* **YOUR GOAL**
Leave out the pictures and retype only the lines from the opening line to the line that holds "const legendX = [83, 238, 398, 548]", both ends included.

* **RECORDS FOR THE TASK**
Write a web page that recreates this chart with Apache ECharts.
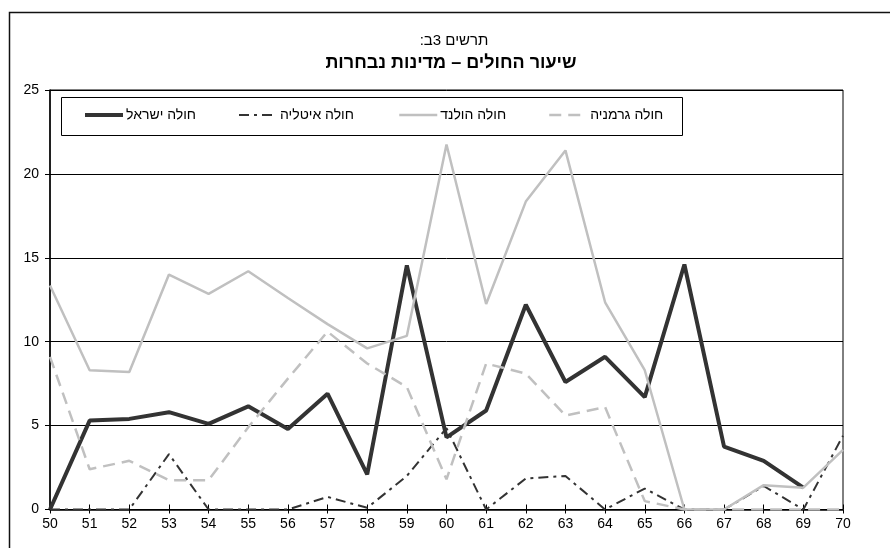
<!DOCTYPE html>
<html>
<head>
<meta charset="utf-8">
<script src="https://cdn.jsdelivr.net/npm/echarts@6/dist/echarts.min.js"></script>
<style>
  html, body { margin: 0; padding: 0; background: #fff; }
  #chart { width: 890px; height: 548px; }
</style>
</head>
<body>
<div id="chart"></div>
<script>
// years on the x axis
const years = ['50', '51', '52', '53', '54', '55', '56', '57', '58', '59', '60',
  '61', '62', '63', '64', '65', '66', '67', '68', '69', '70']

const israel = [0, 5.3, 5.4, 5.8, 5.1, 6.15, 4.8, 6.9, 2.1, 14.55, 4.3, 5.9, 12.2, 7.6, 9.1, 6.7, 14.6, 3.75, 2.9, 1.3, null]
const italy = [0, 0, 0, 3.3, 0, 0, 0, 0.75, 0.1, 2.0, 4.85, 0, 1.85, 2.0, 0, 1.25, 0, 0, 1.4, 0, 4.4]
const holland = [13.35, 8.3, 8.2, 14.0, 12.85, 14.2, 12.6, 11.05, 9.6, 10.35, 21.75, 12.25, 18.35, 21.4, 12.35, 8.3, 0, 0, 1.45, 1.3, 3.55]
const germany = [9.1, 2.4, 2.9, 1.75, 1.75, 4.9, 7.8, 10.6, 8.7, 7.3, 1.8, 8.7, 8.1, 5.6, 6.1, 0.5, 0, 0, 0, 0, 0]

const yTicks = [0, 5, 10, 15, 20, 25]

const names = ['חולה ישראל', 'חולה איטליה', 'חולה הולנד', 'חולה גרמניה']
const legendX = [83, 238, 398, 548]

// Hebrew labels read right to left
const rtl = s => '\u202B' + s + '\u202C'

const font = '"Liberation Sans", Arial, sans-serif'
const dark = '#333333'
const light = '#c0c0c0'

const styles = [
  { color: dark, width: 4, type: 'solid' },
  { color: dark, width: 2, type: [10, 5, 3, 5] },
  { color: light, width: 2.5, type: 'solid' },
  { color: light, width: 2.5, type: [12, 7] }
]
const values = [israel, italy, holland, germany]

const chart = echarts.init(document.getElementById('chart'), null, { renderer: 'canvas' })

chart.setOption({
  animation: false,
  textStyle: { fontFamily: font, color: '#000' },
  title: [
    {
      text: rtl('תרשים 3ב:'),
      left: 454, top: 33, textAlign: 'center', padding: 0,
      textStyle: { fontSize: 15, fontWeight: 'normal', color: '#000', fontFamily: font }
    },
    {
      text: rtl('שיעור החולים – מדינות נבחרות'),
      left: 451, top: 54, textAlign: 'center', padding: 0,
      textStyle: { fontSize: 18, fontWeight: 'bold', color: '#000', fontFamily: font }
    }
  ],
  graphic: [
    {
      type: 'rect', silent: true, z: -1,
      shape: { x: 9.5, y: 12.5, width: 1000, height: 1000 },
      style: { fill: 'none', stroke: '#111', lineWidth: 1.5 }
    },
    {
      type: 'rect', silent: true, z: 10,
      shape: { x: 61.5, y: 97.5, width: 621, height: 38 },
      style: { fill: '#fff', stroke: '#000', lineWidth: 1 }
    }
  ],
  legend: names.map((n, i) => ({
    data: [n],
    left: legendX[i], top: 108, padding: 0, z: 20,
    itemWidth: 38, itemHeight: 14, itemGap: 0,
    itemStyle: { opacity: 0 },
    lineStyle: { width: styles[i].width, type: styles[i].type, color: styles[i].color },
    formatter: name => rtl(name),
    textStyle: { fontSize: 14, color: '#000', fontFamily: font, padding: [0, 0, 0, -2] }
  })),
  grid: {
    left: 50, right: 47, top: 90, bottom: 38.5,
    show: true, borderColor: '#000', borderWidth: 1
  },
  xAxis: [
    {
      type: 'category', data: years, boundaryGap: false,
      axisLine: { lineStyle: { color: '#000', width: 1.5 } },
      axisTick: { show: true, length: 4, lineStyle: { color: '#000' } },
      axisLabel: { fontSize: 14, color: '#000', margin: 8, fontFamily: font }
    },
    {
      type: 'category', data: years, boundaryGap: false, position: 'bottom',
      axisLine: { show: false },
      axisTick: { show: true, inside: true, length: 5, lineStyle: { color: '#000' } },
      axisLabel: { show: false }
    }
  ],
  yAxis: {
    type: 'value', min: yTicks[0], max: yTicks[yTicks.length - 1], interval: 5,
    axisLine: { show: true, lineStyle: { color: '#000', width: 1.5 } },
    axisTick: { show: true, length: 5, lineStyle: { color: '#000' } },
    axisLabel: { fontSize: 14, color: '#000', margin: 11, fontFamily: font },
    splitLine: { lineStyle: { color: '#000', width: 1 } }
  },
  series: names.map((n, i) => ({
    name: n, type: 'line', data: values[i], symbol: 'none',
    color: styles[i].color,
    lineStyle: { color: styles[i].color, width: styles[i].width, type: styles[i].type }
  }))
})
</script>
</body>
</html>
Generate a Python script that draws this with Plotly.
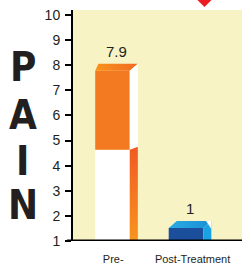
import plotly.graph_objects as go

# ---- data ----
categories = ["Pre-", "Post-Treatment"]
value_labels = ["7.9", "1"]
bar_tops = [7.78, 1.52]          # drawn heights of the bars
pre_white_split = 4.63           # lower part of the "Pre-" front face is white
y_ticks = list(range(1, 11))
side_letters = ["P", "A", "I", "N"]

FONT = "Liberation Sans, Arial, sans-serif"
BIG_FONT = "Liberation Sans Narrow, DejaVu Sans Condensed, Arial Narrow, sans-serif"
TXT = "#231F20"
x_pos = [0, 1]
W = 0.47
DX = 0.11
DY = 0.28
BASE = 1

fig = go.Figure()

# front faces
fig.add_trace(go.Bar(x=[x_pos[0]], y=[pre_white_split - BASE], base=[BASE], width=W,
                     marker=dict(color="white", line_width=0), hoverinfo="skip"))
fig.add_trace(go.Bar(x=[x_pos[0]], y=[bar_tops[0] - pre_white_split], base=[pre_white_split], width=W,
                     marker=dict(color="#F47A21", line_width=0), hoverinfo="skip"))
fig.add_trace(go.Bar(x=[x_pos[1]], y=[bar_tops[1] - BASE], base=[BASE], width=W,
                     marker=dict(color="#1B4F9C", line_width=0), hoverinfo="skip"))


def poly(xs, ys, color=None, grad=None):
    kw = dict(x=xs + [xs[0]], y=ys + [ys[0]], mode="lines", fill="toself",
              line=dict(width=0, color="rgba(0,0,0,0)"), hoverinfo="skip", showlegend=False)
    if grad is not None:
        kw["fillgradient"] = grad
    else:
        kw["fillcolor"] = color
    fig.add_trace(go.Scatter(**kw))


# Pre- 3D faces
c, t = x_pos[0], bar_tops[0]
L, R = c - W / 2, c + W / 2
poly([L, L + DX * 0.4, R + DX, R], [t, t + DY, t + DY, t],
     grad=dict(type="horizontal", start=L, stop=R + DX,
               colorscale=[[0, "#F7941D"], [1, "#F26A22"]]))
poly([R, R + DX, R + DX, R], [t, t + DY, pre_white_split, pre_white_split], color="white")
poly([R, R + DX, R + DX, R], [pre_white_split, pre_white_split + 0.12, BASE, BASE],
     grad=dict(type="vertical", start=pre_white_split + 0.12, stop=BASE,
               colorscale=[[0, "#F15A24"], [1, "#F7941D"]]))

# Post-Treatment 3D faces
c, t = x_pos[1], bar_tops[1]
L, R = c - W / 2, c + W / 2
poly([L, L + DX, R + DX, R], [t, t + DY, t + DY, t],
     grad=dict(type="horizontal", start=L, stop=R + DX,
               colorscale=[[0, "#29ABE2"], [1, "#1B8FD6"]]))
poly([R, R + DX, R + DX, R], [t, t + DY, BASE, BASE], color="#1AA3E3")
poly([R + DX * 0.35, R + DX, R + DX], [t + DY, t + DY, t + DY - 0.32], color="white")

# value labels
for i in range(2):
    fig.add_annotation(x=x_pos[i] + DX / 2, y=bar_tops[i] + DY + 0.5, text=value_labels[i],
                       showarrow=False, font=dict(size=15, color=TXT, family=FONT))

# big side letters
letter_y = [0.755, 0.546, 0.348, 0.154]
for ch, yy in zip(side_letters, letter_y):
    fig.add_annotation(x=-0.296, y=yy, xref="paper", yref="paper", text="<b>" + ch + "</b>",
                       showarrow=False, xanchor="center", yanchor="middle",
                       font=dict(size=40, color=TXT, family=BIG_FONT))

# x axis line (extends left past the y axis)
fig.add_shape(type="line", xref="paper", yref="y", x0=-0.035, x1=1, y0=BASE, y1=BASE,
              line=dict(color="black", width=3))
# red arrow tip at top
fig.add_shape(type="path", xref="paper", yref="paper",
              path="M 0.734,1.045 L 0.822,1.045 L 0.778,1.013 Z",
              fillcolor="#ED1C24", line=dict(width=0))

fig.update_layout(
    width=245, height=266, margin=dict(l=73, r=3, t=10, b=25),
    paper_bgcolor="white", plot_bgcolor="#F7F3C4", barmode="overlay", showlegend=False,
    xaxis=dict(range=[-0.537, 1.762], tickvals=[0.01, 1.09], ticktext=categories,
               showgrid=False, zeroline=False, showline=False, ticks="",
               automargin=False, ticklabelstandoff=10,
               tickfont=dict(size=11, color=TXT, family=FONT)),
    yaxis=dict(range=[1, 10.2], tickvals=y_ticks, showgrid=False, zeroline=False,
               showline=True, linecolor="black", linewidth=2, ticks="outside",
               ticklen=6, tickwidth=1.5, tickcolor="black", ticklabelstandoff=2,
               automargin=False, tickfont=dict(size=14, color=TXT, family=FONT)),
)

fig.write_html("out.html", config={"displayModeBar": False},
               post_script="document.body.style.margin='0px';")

* **PROBLEM SOLUTION**
Write a web page that recreates this chart with Apache ECharts.
<!DOCTYPE html>
<html>
<head>
<meta charset="utf-8">
<script src="https://cdn.jsdelivr.net/npm/echarts@6/dist/echarts.min.js"></script>
<style>
  html, body { margin: 0; padding: 0; background: #fff; }
  #chart { width: 890px; height: 548px; }
</style>
</head>
<body>
<div id="chart"></div>
<script>
// years on the x axis
const years = ['50', '51', '52', '53', '54', '55', '56', '57', '58', '59', '60',
  '61', '62', '63', '64', '65', '66', '67', '68', '69', '70']

const israel = [0, 5.3, 5.4, 5.8, 5.1, 6.15, 4.8, 6.9, 2.1, 14.55, 4.3, 5.9, 12.2, 7.6, 9.1, 6.7, 14.6, 3.75, 2.9, 1.3, null]
const italy = [0, 0, 0, 3.3, 0, 0, 0, 0.75, 0.1, 2.0, 4.85, 0, 1.85, 2.0, 0, 1.25, 0, 0, 1.4, 0, 4.4]
const holland = [13.35, 8.3, 8.2, 14.0, 12.85, 14.2, 12.6, 11.05, 9.6, 10.35, 21.75, 12.25, 18.35, 21.4, 12.35, 8.3, 0, 0, 1.45, 1.3, 3.55]
const germany = [9.1, 2.4, 2.9, 1.75, 1.75, 4.9, 7.8, 10.6, 8.7, 7.3, 1.8, 8.7, 8.1, 5.6, 6.1, 0.5, 0, 0, 0, 0, 0]

const yTicks = [0, 5, 10, 15, 20, 25]

const names = ['חולה ישראל', 'חולה איטליה', 'חולה הולנד', 'חולה גרמניה']
const legendX = [83, 238, 398, 548]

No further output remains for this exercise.